■ To be done
Can you output the material exactly as written, minus any pictures it holds?

■ Available data
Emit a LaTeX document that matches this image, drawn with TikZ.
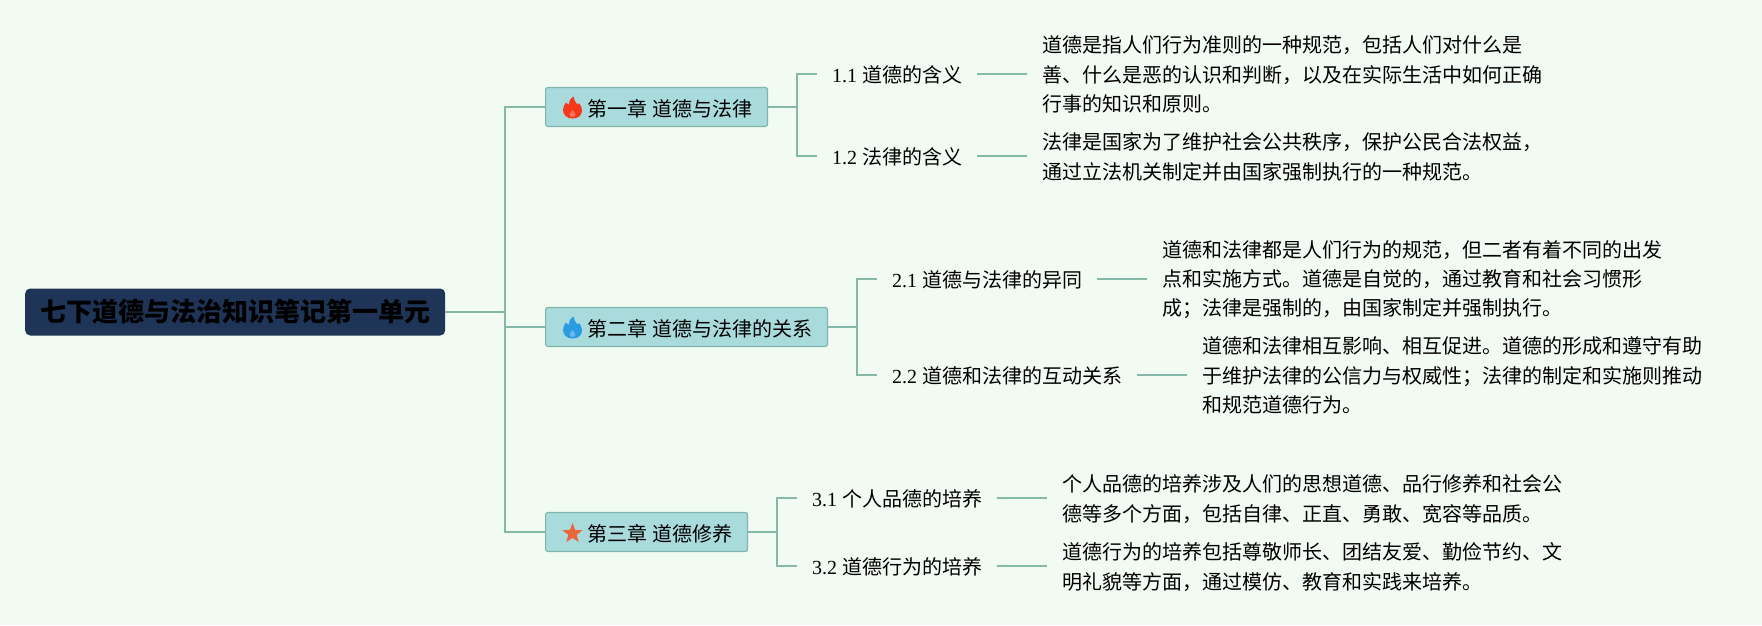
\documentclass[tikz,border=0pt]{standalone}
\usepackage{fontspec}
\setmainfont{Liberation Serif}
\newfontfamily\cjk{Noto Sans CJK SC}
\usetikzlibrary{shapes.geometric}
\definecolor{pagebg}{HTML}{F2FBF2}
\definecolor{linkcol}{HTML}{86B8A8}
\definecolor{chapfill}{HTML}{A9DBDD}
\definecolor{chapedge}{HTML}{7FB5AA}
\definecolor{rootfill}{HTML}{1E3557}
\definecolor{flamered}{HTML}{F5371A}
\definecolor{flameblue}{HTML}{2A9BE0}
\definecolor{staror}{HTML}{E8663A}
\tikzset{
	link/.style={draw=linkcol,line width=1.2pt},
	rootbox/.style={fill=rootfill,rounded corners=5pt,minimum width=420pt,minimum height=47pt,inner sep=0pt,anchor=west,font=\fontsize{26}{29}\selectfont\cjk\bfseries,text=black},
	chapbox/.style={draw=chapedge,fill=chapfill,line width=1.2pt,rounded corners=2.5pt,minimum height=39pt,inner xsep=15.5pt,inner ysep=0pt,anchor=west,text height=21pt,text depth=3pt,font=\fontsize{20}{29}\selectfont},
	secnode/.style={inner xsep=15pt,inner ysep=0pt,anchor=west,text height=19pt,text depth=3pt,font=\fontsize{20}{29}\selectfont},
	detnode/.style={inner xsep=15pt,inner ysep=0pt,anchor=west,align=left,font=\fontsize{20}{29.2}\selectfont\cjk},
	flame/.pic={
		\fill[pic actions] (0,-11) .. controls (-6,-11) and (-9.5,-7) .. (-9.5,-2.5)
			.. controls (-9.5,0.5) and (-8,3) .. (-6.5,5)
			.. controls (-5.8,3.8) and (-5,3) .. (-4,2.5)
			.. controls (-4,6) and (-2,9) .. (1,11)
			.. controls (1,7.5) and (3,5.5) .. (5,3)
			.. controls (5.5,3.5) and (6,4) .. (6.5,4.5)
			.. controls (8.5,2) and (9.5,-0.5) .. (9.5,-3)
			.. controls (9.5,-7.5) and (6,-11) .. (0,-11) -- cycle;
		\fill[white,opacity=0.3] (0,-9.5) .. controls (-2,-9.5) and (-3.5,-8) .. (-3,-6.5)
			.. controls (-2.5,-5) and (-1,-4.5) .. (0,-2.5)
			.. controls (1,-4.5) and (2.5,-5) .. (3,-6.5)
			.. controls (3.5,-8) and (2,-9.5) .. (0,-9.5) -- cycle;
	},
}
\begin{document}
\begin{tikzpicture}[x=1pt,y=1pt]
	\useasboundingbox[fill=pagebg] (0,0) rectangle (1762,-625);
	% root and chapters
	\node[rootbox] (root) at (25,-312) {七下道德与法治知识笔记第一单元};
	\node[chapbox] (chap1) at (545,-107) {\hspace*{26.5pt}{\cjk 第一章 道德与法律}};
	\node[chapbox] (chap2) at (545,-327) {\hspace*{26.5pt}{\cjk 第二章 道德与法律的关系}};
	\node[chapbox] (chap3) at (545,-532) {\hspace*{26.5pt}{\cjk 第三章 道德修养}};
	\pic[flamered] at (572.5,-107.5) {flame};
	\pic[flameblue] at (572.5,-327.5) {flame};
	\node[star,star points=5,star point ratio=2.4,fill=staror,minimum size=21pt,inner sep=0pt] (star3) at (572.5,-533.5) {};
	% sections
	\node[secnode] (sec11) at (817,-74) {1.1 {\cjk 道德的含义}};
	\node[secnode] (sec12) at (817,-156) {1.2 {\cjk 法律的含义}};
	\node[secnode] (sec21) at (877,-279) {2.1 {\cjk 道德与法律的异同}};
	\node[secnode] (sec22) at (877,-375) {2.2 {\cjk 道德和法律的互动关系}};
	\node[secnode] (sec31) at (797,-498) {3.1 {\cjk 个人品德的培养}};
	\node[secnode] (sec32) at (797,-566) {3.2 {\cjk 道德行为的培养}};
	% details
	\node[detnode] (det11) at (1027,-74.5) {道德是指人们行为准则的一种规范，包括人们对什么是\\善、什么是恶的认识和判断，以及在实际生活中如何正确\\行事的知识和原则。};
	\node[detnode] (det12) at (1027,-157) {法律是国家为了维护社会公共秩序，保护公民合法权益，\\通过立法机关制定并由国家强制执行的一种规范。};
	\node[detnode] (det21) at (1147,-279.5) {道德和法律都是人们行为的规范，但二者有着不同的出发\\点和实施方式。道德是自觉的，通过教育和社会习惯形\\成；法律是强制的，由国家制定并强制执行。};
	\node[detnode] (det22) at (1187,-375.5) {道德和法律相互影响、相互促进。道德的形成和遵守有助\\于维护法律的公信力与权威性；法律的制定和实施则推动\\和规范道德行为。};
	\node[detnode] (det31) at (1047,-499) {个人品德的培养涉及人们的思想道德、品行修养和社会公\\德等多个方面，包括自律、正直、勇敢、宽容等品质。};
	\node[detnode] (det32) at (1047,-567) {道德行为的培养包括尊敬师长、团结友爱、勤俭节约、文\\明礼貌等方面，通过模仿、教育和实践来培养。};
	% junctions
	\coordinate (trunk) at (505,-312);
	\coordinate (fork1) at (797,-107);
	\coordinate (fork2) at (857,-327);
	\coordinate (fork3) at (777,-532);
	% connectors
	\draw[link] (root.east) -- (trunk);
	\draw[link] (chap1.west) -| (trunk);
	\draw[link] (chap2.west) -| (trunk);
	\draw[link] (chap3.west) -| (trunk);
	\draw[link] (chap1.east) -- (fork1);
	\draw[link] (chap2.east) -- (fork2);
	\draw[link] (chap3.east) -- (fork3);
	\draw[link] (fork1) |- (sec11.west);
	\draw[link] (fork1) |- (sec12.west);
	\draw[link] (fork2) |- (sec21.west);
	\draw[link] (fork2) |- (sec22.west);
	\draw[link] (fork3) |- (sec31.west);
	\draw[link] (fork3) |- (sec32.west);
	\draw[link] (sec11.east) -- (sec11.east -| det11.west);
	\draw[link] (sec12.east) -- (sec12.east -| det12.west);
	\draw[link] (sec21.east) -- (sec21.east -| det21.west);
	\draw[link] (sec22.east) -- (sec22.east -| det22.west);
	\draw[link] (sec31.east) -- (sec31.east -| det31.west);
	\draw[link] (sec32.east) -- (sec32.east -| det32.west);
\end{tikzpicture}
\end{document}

■ Exercise response
Emit a LaTeX document that matches this image, drawn with TikZ.
\documentclass[tikz,border=0pt]{standalone}
\usepackage{fontspec}
\setmainfont{Liberation Serif}
\newfontfamily\cjk{Noto Sans CJK SC}
\usetikzlibrary{shapes.geometric}
\definecolor{pagebg}{HTML}{F2FBF2}
\definecolor{linkcol}{HTML}{86B8A8}
\definecolor{chapfill}{HTML}{A9DBDD}
\definecolor{chapedge}{HTML}{7FB5AA}
\definecolor{rootfill}{HTML}{1E3557}
\definecolor{flamered}{HTML}{F5371A}
\definecolor{flameblue}{HTML}{2A9BE0}
\definecolor{staror}{HTML}{E8663A}
\tikzset{
	link/.style={draw=linkcol,line width=1.2pt},
	rootbox/.style={fill=rootfill,rounded corners=5pt,minimum width=420pt,minimum height=47pt,inner sep=0pt,anchor=west,font=\fontsize{26}{29}\selectfont\cjk\bfseries,text=black},
	chapbox/.style={draw=chapedge,fill=chapfill,line width=1.2pt,rounded corners=2.5pt,minimum height=39pt,inner xsep=15.5pt,inner ysep=0pt,anchor=west,text height=21pt,text depth=3pt,font=\fontsize{20}{29}\selectfont},
	secnode/.style={inner xsep=15pt,inner ysep=0pt,anchor=west,text height=19pt,text depth=3pt,font=\fontsize{20}{29}\selectfont},
	detnode/.style={inner xsep=15pt,inner ysep=0pt,anchor=west,align=left,font=\fontsize{20}{29.2}\selectfont\cjk},
	flame/.pic={
		\fill[pic actions] (0,-11) .. controls (-6,-11) and (-9.5,-7) .. (-9.5,-2.5)
			.. controls (-9.5,0.5) and (-8,3) .. (-6.5,5)
			.. controls (-5.8,3.8) and (-5,3) .. (-4,2.5)
			.. controls (-4,6) and (-2,9) .. (1,11)
			.. controls (1,7.5) and (3,5.5) .. (5,3)
			.. controls (5.5,3.5) and (6,4) .. (6.5,4.5)
			.. controls (8.5,2) and (9.5,-0.5) .. (9.5,-3)
			.. controls (9.5,-7.5) and (6,-11) .. (0,-11) -- cycle;
		\fill[white,opacity=0.3] (0,-9.5) .. controls (-2,-9.5) and (-3.5,-8) .. (-3,-6.5)
			.. controls (-2.5,-5) and (-1,-4.5) .. (0,-2.5)
			.. controls (1,-4.5) and (2.5,-5) .. (3,-6.5)
			.. controls (3.5,-8) and (2,-9.5) .. (0,-9.5) -- cycle;
	},
}
\begin{document}
\begin{tikzpicture}[x=1pt,y=1pt]
	\useasboundingbox[fill=pagebg] (0,0) rectangle (1762,-625);
	% root and chapters
	\node[rootbox] (root) at (25,-312) {七下道德与法治知识笔记第一单元};
	\node[chapbox] (chap1) at (545,-107) {\hspace*{26.5pt}{\cjk 第一章 道德与法律}};
	\node[chapbox] (chap2) at (545,-327) {\hspace*{26.5pt}{\cjk 第二章 道德与法律的关系}};
	\node[chapbox] (chap3) at (545,-532) {\hspace*{26.5pt}{\cjk 第三章 道德修养}};
	\pic[flamered] at (572.5,-107.5) {flame};
	\pic[flameblue] at (572.5,-327.5) {flame};
	\node[star,star points=5,star point ratio=2.4,fill=staror,minimum size=21pt,inner sep=0pt] (star3) at (572.5,-533.5) {};
	% sections
	\node[secnode] (sec11) at (817,-74) {1.1 {\cjk 道德的含义}};
	\node[secnode] (sec12) at (817,-156) {1.2 {\cjk 法律的含义}};
	\node[secnode] (sec21) at (877,-279) {2.1 {\cjk 道德与法律的异同}};
	\node[secnode] (sec22) at (877,-375) {2.2 {\cjk 道德和法律的互动关系}};
	\node[secnode] (sec31) at (797,-498) {3.1 {\cjk 个人品德的培养}};
	\node[secnode] (sec32) at (797,-566) {3.2 {\cjk 道德行为的培养}};
	% details
	\node[detnode] (det11) at (1027,-74.5) {道德是指人们行为准则的一种规范，包括人们对什么是\\善、什么是恶的认识和判断，以及在实际生活中如何正确\\行事的知识和原则。};
	\node[detnode] (det12) at (1027,-157) {法律是国家为了维护社会公共秩序，保护公民合法权益，\\通过立法机关制定并由国家强制执行的一种规范。};
	\node[detnode] (det21) at (1147,-279.5) {道德和法律都是人们行为的规范，但二者有着不同的出发\\点和实施方式。道德是自觉的，通过教育和社会习惯形\\成；法律是强制的，由国家制定并强制执行。};
	\node[detnode] (det22) at (1187,-375.5) {道德和法律相互影响、相互促进。道德的形成和遵守有助\\于维护法律的公信力与权威性；法律的制定和实施则推动\\和规范道德行为。};
	\node[detnode] (det31) at (1047,-499) {个人品德的培养涉及人们的思想道德、品行修养和社会公\\德等多个方面，包括自律、正直、勇敢、宽容等品质。};
	\node[detnode] (det32) at (1047,-567) {道德行为的培养包括尊敬师长、团结友爱、勤俭节约、文\\明礼貌等方面，通过模仿、教育和实践来培养。};
	% junctions
	\coordinate (trunk) at (505,-312);
	\coordinate (fork1) at (797,-107);
	\coordinate (fork2) at (857,-327);
	\coordinate (fork3) at (777,-532);
	% connectors
	\draw[link] (root.east) -- (trunk);
	\draw[link] (chap1.west) -| (trunk);
	\draw[link] (chap2.west) -| (trunk);
	\draw[link] (chap3.west) -| (trunk);
	\draw[link] (chap1.east) -- (fork1);
	\draw[link] (chap2.east) -- (fork2);
	\draw[link] (chap3.east) -- (fork3);
	\draw[link] (fork1) |- (sec11.west);
	\draw[link] (fork1) |- (sec12.west);
	\draw[link] (fork2) |- (sec21.west);
	\draw[link] (fork2) |- (sec22.west);
	\draw[link] (fork3) |- (sec31.west);
	\draw[link] (fork3) |- (sec32.west);
	\draw[link] (sec11.east) -- (sec11.east -| det11.west);
	\draw[link] (sec12.east) -- (sec12.east -| det12.west);
	\draw[link] (sec21.east) -- (sec21.east -| det21.west);
	\draw[link] (sec22.east) -- (sec22.east -| det22.west);
	\draw[link] (sec31.east) -- (sec31.east -| det31.west);
	\draw[link] (sec32.east) -- (sec32.east -| det32.west);
\end{tikzpicture}
\end{document}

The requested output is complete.